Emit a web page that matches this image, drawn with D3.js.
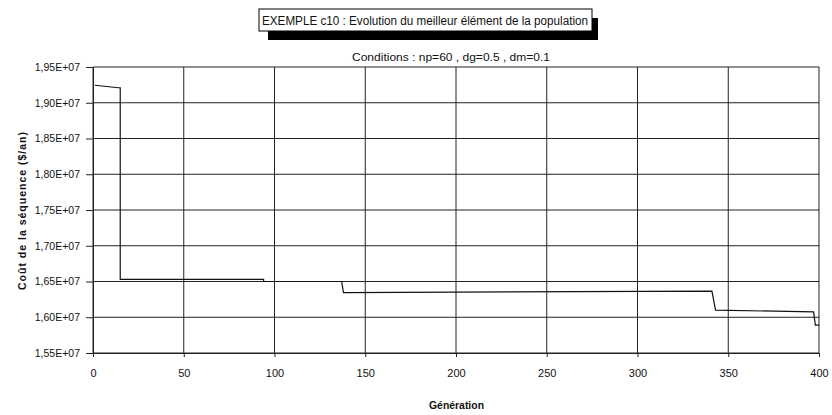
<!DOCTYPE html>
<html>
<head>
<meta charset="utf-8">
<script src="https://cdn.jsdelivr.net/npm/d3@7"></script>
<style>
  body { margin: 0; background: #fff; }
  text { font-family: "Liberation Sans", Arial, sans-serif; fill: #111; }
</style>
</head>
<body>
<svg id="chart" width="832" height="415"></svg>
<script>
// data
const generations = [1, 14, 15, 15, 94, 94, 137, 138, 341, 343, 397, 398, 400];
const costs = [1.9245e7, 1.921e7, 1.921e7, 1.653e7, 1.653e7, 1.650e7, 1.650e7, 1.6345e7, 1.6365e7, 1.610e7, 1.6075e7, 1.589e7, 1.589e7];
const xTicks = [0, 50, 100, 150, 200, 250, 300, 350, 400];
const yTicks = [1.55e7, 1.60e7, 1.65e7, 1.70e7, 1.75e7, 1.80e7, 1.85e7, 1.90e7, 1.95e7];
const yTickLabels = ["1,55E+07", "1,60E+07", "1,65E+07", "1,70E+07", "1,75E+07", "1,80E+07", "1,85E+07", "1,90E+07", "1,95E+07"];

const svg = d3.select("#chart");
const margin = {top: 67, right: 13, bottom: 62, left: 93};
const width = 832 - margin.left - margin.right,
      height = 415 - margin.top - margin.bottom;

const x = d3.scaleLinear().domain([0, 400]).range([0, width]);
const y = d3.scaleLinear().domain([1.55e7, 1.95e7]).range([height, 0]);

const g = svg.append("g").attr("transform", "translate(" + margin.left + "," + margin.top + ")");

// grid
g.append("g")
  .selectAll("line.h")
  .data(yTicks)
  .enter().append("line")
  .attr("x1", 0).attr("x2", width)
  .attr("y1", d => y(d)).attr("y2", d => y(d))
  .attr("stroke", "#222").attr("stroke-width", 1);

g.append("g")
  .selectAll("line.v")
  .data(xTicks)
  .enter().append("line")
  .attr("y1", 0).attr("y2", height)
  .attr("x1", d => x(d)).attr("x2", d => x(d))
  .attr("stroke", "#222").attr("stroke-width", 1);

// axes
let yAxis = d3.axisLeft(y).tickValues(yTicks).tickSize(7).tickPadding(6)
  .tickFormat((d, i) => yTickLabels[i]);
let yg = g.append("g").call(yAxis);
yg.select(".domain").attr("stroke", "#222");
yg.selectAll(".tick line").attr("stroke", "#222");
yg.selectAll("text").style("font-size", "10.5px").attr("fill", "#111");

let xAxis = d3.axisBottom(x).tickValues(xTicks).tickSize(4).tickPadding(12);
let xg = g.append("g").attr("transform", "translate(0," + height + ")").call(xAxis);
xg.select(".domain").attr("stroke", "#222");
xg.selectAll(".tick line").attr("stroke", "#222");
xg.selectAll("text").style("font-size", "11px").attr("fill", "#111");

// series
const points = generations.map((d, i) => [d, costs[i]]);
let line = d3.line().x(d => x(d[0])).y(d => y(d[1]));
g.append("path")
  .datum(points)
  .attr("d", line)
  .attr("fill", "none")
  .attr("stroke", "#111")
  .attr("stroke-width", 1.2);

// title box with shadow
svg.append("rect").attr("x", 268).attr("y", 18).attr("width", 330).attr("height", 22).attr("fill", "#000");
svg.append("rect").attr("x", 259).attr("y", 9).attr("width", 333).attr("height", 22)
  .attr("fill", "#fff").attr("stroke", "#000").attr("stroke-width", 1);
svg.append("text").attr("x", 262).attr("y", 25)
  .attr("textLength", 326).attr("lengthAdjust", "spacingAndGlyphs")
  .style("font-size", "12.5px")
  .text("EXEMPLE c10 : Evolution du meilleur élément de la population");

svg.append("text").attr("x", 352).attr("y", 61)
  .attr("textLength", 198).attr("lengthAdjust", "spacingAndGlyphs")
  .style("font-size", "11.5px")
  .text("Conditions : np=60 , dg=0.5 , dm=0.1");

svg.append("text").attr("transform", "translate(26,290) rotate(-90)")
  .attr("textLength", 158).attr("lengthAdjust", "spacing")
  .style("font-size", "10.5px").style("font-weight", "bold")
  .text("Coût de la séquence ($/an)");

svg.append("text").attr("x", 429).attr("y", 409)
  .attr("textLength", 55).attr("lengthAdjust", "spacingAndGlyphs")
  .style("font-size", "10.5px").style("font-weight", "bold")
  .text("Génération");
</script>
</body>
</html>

### EXERCISE PROMPT
Return all of the data exactly as written, and drop the pictures.

### RESULT FOR THIS TASK
Emit a web page that matches this image, drawn with D3.js.
<!DOCTYPE html>
<html>
<head>
<meta charset="utf-8">
<script src="https://cdn.jsdelivr.net/npm/d3@7"></script>
<style>
  body { margin: 0; background: #fff; }
  text { font-family: "Liberation Sans", Arial, sans-serif; fill: #111; }
</style>
</head>
<body>
<svg id="chart" width="832" height="415"></svg>
<script>
// data
const generations = [1, 14, 15, 15, 94, 94, 137, 138, 341, 343, 397, 398, 400];
const costs = [1.9245e7, 1.921e7, 1.921e7, 1.653e7, 1.653e7, 1.650e7, 1.650e7, 1.6345e7, 1.6365e7, 1.610e7, 1.6075e7, 1.589e7, 1.589e7];
const xTicks = [0, 50, 100, 150, 200, 250, 300, 350, 400];
const yTicks = [1.55e7, 1.60e7, 1.65e7, 1.70e7, 1.75e7, 1.80e7, 1.85e7, 1.90e7, 1.95e7];
const yTickLabels = ["1,55E+07", "1,60E+07", "1,65E+07", "1,70E+07", "1,75E+07", "1,80E+07", "1,85E+07", "1,90E+07", "1,95E+07"];

const svg = d3.select("#chart");
const margin = {top: 67, right: 13, bottom: 62, left: 93};
const width = 832 - margin.left - margin.right,
      height = 415 - margin.top - margin.bottom;

const x = d3.scaleLinear().domain([0, 400]).range([0, width]);
const y = d3.scaleLinear().domain([1.55e7, 1.95e7]).range([height, 0]);

const g = svg.append("g").attr("transform", "translate(" + margin.left + "," + margin.top + ")");

// grid
g.append("g")
  .selectAll("line.h")
  .data(yTicks)
  .enter().append("line")
  .attr("x1", 0).attr("x2", width)
  .attr("y1", d => y(d)).attr("y2", d => y(d))
  .attr("stroke", "#222").attr("stroke-width", 1);

g.append("g")
  .selectAll("line.v")
  .data(xTicks)
  .enter().append("line")
  .attr("y1", 0).attr("y2", height)
  .attr("x1", d => x(d)).attr("x2", d => x(d))
  .attr("stroke", "#222").attr("stroke-width", 1);

// axes
let yAxis = d3.axisLeft(y).tickValues(yTicks).tickSize(7).tickPadding(6)
  .tickFormat((d, i) => yTickLabels[i]);
let yg = g.append("g").call(yAxis);
yg.select(".domain").attr("stroke", "#222");
yg.selectAll(".tick line").attr("stroke", "#222");
yg.selectAll("text").style("font-size", "10.5px").attr("fill", "#111");

let xAxis = d3.axisBottom(x).tickValues(xTicks).tickSize(4).tickPadding(12);
let xg = g.append("g").attr("transform", "translate(0," + height + ")").call(xAxis);
xg.select(".domain").attr("stroke", "#222");
xg.selectAll(".tick line").attr("stroke", "#222");
xg.selectAll("text").style("font-size", "11px").attr("fill", "#111");

// series
const points = generations.map((d, i) => [d, costs[i]]);
let line = d3.line().x(d => x(d[0])).y(d => y(d[1]));
g.append("path")
  .datum(points)
  .attr("d", line)
  .attr("fill", "none")
  .attr("stroke", "#111")
  .attr("stroke-width", 1.2);

// title box with shadow
svg.append("rect").attr("x", 268).attr("y", 18).attr("width", 330).attr("height", 22).attr("fill", "#000");
svg.append("rect").attr("x", 259).attr("y", 9).attr("width", 333).attr("height", 22)
  .attr("fill", "#fff").attr("stroke", "#000").attr("stroke-width", 1);
svg.append("text").attr("x", 262).attr("y", 25)
  .attr("textLength", 326).attr("lengthAdjust", "spacingAndGlyphs")
  .style("font-size", "12.5px")
  .text("EXEMPLE c10 : Evolution du meilleur élément de la population");

svg.append("text").attr("x", 352).attr("y", 61)
  .attr("textLength", 198).attr("lengthAdjust", "spacingAndGlyphs")
  .style("font-size", "11.5px")
  .text("Conditions : np=60 , dg=0.5 , dm=0.1");

svg.append("text").attr("transform", "translate(26,290) rotate(-90)")
  .attr("textLength", 158).attr("lengthAdjust", "spacing")
  .style("font-size", "10.5px").style("font-weight", "bold")
  .text("Coût de la séquence ($/an)");

svg.append("text").attr("x", 429).attr("y", 409)
  .attr("textLength", 55).attr("lengthAdjust", "spacingAndGlyphs")
  .style("font-size", "10.5px").style("font-weight", "bold")
  .text("Génération");
</script>
</body>
</html>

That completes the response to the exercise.